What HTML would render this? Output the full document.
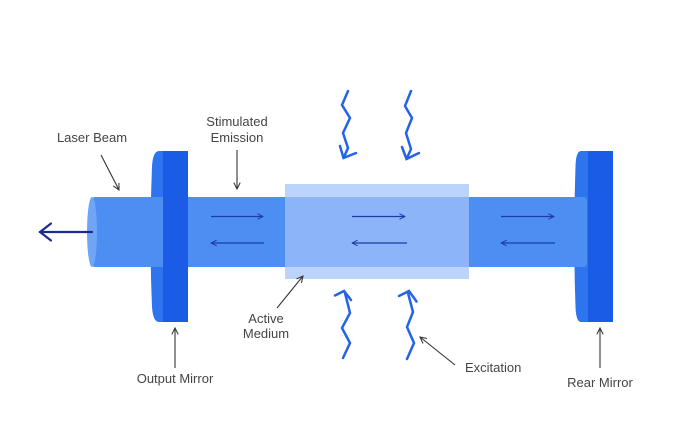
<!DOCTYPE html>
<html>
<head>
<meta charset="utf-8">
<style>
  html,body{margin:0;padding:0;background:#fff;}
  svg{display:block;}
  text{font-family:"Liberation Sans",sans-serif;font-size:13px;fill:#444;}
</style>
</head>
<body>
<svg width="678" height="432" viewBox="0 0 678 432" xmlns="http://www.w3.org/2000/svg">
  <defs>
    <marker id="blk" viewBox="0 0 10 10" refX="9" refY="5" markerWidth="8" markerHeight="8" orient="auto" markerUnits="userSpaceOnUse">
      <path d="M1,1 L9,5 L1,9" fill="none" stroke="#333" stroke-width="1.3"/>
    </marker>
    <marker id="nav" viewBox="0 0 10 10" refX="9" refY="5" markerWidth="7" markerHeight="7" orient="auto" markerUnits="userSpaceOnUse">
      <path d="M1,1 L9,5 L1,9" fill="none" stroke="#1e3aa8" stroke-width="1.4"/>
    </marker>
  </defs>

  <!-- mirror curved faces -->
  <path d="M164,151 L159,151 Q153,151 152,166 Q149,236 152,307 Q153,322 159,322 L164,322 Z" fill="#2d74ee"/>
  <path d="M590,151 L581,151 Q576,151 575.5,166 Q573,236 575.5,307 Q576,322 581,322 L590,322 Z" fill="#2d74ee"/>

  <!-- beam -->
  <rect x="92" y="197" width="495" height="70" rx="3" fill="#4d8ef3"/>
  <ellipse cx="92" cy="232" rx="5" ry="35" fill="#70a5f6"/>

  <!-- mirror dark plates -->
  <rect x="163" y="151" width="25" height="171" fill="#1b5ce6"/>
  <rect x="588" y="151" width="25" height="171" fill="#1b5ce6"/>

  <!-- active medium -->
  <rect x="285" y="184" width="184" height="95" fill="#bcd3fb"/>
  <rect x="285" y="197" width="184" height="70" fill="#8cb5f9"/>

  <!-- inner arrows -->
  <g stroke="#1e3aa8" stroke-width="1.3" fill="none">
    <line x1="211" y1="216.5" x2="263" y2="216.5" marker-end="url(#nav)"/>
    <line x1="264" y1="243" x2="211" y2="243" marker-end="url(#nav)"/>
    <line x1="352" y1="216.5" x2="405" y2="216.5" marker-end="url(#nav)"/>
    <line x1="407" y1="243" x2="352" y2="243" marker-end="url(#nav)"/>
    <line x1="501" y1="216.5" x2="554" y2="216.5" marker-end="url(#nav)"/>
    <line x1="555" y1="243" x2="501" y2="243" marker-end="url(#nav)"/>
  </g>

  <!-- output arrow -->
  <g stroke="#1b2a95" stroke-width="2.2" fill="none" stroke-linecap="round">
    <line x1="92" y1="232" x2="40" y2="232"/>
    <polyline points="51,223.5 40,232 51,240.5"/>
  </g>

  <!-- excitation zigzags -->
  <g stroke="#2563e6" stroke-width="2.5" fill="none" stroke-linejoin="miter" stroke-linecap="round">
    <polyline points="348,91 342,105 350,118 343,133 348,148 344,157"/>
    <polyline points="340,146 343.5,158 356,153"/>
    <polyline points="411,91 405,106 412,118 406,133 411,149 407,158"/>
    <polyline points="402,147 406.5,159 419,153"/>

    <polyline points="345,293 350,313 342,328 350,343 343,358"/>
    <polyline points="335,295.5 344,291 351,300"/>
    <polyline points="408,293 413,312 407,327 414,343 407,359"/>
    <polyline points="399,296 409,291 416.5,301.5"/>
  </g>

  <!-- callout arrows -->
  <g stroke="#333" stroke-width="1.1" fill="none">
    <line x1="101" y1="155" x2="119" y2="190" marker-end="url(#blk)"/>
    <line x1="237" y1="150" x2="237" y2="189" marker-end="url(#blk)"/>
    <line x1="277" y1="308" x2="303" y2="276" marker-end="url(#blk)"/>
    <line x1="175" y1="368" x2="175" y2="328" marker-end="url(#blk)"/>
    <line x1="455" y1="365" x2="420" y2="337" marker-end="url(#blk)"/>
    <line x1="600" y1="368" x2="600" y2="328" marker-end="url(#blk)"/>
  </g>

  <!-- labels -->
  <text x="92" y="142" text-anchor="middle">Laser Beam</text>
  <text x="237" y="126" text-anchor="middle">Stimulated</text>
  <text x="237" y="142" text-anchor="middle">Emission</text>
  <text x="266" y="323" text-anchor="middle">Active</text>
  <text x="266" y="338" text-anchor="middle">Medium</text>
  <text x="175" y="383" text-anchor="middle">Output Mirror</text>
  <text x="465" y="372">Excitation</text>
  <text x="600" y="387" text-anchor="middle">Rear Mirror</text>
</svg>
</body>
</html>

========================================================================

## Set task
Take the listing above and print it exactly, apart from the pictures.

## The reply
What HTML would render this? Output the full document.
<!DOCTYPE html>
<html>
<head>
<meta charset="utf-8">
<style>
  html,body{margin:0;padding:0;background:#fff;}
  svg{display:block;}
  text{font-family:"Liberation Sans",sans-serif;font-size:13px;fill:#444;}
</style>
</head>
<body>
<svg width="678" height="432" viewBox="0 0 678 432" xmlns="http://www.w3.org/2000/svg">
  <defs>
    <marker id="blk" viewBox="0 0 10 10" refX="9" refY="5" markerWidth="8" markerHeight="8" orient="auto" markerUnits="userSpaceOnUse">
      <path d="M1,1 L9,5 L1,9" fill="none" stroke="#333" stroke-width="1.3"/>
    </marker>
    <marker id="nav" viewBox="0 0 10 10" refX="9" refY="5" markerWidth="7" markerHeight="7" orient="auto" markerUnits="userSpaceOnUse">
      <path d="M1,1 L9,5 L1,9" fill="none" stroke="#1e3aa8" stroke-width="1.4"/>
    </marker>
  </defs>

  <!-- mirror curved faces -->
  <path d="M164,151 L159,151 Q153,151 152,166 Q149,236 152,307 Q153,322 159,322 L164,322 Z" fill="#2d74ee"/>
  <path d="M590,151 L581,151 Q576,151 575.5,166 Q573,236 575.5,307 Q576,322 581,322 L590,322 Z" fill="#2d74ee"/>

  <!-- beam -->
  <rect x="92" y="197" width="495" height="70" rx="3" fill="#4d8ef3"/>
  <ellipse cx="92" cy="232" rx="5" ry="35" fill="#70a5f6"/>

  <!-- mirror dark plates -->
  <rect x="163" y="151" width="25" height="171" fill="#1b5ce6"/>
  <rect x="588" y="151" width="25" height="171" fill="#1b5ce6"/>

  <!-- active medium -->
  <rect x="285" y="184" width="184" height="95" fill="#bcd3fb"/>
  <rect x="285" y="197" width="184" height="70" fill="#8cb5f9"/>

  <!-- inner arrows -->
  <g stroke="#1e3aa8" stroke-width="1.3" fill="none">
    <line x1="211" y1="216.5" x2="263" y2="216.5" marker-end="url(#nav)"/>
    <line x1="264" y1="243" x2="211" y2="243" marker-end="url(#nav)"/>
    <line x1="352" y1="216.5" x2="405" y2="216.5" marker-end="url(#nav)"/>
    <line x1="407" y1="243" x2="352" y2="243" marker-end="url(#nav)"/>
    <line x1="501" y1="216.5" x2="554" y2="216.5" marker-end="url(#nav)"/>
    <line x1="555" y1="243" x2="501" y2="243" marker-end="url(#nav)"/>
  </g>

  <!-- output arrow -->
  <g stroke="#1b2a95" stroke-width="2.2" fill="none" stroke-linecap="round">
    <line x1="92" y1="232" x2="40" y2="232"/>
    <polyline points="51,223.5 40,232 51,240.5"/>
  </g>

  <!-- excitation zigzags -->
  <g stroke="#2563e6" stroke-width="2.5" fill="none" stroke-linejoin="miter" stroke-linecap="round">
    <polyline points="348,91 342,105 350,118 343,133 348,148 344,157"/>
    <polyline points="340,146 343.5,158 356,153"/>
    <polyline points="411,91 405,106 412,118 406,133 411,149 407,158"/>
    <polyline points="402,147 406.5,159 419,153"/>

    <polyline points="345,293 350,313 342,328 350,343 343,358"/>
    <polyline points="335,295.5 344,291 351,300"/>
    <polyline points="408,293 413,312 407,327 414,343 407,359"/>
    <polyline points="399,296 409,291 416.5,301.5"/>
  </g>

  <!-- callout arrows -->
  <g stroke="#333" stroke-width="1.1" fill="none">
    <line x1="101" y1="155" x2="119" y2="190" marker-end="url(#blk)"/>
    <line x1="237" y1="150" x2="237" y2="189" marker-end="url(#blk)"/>
    <line x1="277" y1="308" x2="303" y2="276" marker-end="url(#blk)"/>
    <line x1="175" y1="368" x2="175" y2="328" marker-end="url(#blk)"/>
    <line x1="455" y1="365" x2="420" y2="337" marker-end="url(#blk)"/>
    <line x1="600" y1="368" x2="600" y2="328" marker-end="url(#blk)"/>
  </g>

  <!-- labels -->
  <text x="92" y="142" text-anchor="middle">Laser Beam</text>
  <text x="237" y="126" text-anchor="middle">Stimulated</text>
  <text x="237" y="142" text-anchor="middle">Emission</text>
  <text x="266" y="323" text-anchor="middle">Active</text>
  <text x="266" y="338" text-anchor="middle">Medium</text>
  <text x="175" y="383" text-anchor="middle">Output Mirror</text>
  <text x="465" y="372">Excitation</text>
  <text x="600" y="387" text-anchor="middle">Rear Mirror</text>
</svg>
</body>
</html>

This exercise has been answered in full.